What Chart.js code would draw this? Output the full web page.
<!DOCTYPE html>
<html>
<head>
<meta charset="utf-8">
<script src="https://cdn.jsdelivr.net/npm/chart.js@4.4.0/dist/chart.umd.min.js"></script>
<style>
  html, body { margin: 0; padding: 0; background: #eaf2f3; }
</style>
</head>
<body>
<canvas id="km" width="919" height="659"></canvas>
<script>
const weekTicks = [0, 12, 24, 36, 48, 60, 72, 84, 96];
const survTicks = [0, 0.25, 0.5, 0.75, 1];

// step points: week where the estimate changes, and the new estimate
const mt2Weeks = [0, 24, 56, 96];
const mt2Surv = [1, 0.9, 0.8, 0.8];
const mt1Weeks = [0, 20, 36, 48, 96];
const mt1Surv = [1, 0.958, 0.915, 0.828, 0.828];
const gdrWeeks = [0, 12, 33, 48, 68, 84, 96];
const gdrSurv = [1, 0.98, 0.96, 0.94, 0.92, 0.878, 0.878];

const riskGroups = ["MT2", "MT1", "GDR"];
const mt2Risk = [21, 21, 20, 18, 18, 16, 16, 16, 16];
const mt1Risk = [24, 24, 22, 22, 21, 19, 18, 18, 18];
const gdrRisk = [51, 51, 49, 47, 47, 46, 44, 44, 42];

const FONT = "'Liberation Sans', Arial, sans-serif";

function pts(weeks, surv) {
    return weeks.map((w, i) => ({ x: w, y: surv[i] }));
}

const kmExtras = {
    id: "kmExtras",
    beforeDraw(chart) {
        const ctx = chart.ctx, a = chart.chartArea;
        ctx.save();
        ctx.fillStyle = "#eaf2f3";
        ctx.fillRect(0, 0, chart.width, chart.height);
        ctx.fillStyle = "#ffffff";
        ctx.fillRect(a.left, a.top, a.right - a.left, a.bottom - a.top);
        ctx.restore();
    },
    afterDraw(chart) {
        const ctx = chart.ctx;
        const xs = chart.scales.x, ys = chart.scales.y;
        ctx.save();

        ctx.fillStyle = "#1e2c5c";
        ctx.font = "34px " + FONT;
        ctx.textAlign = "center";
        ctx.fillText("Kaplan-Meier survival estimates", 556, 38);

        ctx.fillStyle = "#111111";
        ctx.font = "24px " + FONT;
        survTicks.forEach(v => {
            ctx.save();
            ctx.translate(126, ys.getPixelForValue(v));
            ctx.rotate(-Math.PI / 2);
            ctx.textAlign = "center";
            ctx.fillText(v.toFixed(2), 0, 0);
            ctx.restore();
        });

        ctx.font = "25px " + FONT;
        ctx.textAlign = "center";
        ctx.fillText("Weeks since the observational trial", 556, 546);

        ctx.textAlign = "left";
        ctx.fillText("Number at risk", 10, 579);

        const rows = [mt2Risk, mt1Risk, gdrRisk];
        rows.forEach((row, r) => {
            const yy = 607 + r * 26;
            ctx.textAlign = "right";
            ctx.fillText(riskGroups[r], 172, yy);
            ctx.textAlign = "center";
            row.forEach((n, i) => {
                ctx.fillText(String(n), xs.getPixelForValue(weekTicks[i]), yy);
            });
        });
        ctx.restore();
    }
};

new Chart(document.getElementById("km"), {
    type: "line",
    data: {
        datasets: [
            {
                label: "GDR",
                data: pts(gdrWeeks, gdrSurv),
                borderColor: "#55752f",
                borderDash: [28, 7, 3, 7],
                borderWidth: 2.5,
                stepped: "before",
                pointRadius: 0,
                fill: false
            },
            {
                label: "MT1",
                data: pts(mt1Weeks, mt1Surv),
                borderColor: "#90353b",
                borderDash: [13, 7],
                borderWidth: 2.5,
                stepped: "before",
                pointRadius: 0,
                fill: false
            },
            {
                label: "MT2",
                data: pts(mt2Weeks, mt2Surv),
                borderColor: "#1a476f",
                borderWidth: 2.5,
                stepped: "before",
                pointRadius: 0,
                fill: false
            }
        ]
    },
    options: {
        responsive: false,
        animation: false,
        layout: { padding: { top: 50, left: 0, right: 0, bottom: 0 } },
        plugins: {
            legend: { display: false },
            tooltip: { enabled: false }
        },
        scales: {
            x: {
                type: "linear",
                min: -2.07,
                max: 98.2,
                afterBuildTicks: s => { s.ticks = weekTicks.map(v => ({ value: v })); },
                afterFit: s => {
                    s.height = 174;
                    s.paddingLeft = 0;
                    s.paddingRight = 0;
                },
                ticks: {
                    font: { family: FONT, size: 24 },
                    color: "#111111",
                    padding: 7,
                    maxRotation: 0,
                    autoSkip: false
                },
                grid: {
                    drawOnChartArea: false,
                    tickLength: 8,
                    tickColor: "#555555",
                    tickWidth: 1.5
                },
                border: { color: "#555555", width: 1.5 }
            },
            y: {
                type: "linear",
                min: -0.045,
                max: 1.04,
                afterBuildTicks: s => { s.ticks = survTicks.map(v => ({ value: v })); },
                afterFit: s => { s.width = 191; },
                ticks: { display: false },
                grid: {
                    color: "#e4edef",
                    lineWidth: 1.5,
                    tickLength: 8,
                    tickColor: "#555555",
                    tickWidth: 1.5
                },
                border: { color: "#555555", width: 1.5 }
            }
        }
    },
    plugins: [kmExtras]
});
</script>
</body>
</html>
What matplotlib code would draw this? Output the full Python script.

● ● ●

- _Written exercise_
Output all of the material exactly as written.

- _Solution to the problem_
What Chart.js code would draw this? Output the full web page.
<!DOCTYPE html>
<html>
<head>
<meta charset="utf-8">
<script src="https://cdn.jsdelivr.net/npm/chart.js@4.4.0/dist/chart.umd.min.js"></script>
<style>
  html, body { margin: 0; padding: 0; background: #eaf2f3; }
</style>
</head>
<body>
<canvas id="km" width="919" height="659"></canvas>
<script>
const weekTicks = [0, 12, 24, 36, 48, 60, 72, 84, 96];
const survTicks = [0, 0.25, 0.5, 0.75, 1];

// step points: week where the estimate changes, and the new estimate
const mt2Weeks = [0, 24, 56, 96];
const mt2Surv = [1, 0.9, 0.8, 0.8];
const mt1Weeks = [0, 20, 36, 48, 96];
const mt1Surv = [1, 0.958, 0.915, 0.828, 0.828];
const gdrWeeks = [0, 12, 33, 48, 68, 84, 96];
const gdrSurv = [1, 0.98, 0.96, 0.94, 0.92, 0.878, 0.878];

const riskGroups = ["MT2", "MT1", "GDR"];
const mt2Risk = [21, 21, 20, 18, 18, 16, 16, 16, 16];
const mt1Risk = [24, 24, 22, 22, 21, 19, 18, 18, 18];
const gdrRisk = [51, 51, 49, 47, 47, 46, 44, 44, 42];

const FONT = "'Liberation Sans', Arial, sans-serif";

function pts(weeks, surv) {
    return weeks.map((w, i) => ({ x: w, y: surv[i] }));
}

const kmExtras = {
    id: "kmExtras",
    beforeDraw(chart) {
        const ctx = chart.ctx, a = chart.chartArea;
        ctx.save();
        ctx.fillStyle = "#eaf2f3";
        ctx.fillRect(0, 0, chart.width, chart.height);
        ctx.fillStyle = "#ffffff";
        ctx.fillRect(a.left, a.top, a.right - a.left, a.bottom - a.top);
        ctx.restore();
    },
    afterDraw(chart) {
        const ctx = chart.ctx;
        const xs = chart.scales.x, ys = chart.scales.y;
        ctx.save();

        ctx.fillStyle = "#1e2c5c";
        ctx.font = "34px " + FONT;
        ctx.textAlign = "center";
        ctx.fillText("Kaplan-Meier survival estimates", 556, 38);

        ctx.fillStyle = "#111111";
        ctx.font = "24px " + FONT;
        survTicks.forEach(v => {
            ctx.save();
            ctx.translate(126, ys.getPixelForValue(v));
            ctx.rotate(-Math.PI / 2);
            ctx.textAlign = "center";
            ctx.fillText(v.toFixed(2), 0, 0);
            ctx.restore();
        });

        ctx.font = "25px " + FONT;
        ctx.textAlign = "center";
        ctx.fillText("Weeks since the observational trial", 556, 546);

        ctx.textAlign = "left";
        ctx.fillText("Number at risk", 10, 579);

        const rows = [mt2Risk, mt1Risk, gdrRisk];
        rows.forEach((row, r) => {
            const yy = 607 + r * 26;
            ctx.textAlign = "right";
            ctx.fillText(riskGroups[r], 172, yy);
            ctx.textAlign = "center";
            row.forEach((n, i) => {
                ctx.fillText(String(n), xs.getPixelForValue(weekTicks[i]), yy);
            });
        });
        ctx.restore();
    }
};

new Chart(document.getElementById("km"), {
    type: "line",
    data: {
        datasets: [
            {
                label: "GDR",
                data: pts(gdrWeeks, gdrSurv),
                borderColor: "#55752f",
                borderDash: [28, 7, 3, 7],
                borderWidth: 2.5,
                stepped: "before",
                pointRadius: 0,
                fill: false
            },
            {
                label: "MT1",
                data: pts(mt1Weeks, mt1Surv),
                borderColor: "#90353b",
                borderDash: [13, 7],
                borderWidth: 2.5,
                stepped: "before",
                pointRadius: 0,
                fill: false
            },
            {
                label: "MT2",
                data: pts(mt2Weeks, mt2Surv),
                borderColor: "#1a476f",
                borderWidth: 2.5,
                stepped: "before",
                pointRadius: 0,
                fill: false
            }
        ]
    },
    options: {
        responsive: false,
        animation: false,
        layout: { padding: { top: 50, left: 0, right: 0, bottom: 0 } },
        plugins: {
            legend: { display: false },
            tooltip: { enabled: false }
        },
        scales: {
            x: {
                type: "linear",
                min: -2.07,
                max: 98.2,
                afterBuildTicks: s => { s.ticks = weekTicks.map(v => ({ value: v })); },
                afterFit: s => {
                    s.height = 174;
                    s.paddingLeft = 0;
                    s.paddingRight = 0;
                },
                ticks: {
                    font: { family: FONT, size: 24 },
                    color: "#111111",
                    padding: 7,
                    maxRotation: 0,
                    autoSkip: false
                },
                grid: {
                    drawOnChartArea: false,
                    tickLength: 8,
                    tickColor: "#555555",
                    tickWidth: 1.5
                },
                border: { color: "#555555", width: 1.5 }
            },
            y: {
                type: "linear",
                min: -0.045,
                max: 1.04,
                afterBuildTicks: s => { s.ticks = survTicks.map(v => ({ value: v })); },
                afterFit: s => { s.width = 191; },
                ticks: { display: false },
                grid: {
                    color: "#e4edef",
                    lineWidth: 1.5,
                    tickLength: 8,
                    tickColor: "#555555",
                    tickWidth: 1.5
                },
                border: { color: "#555555", width: 1.5 }
            }
        }
    },
    plugins: [kmExtras]
});
</script>
</body>
</html>
What matplotlib code would draw this? Output the full Python script.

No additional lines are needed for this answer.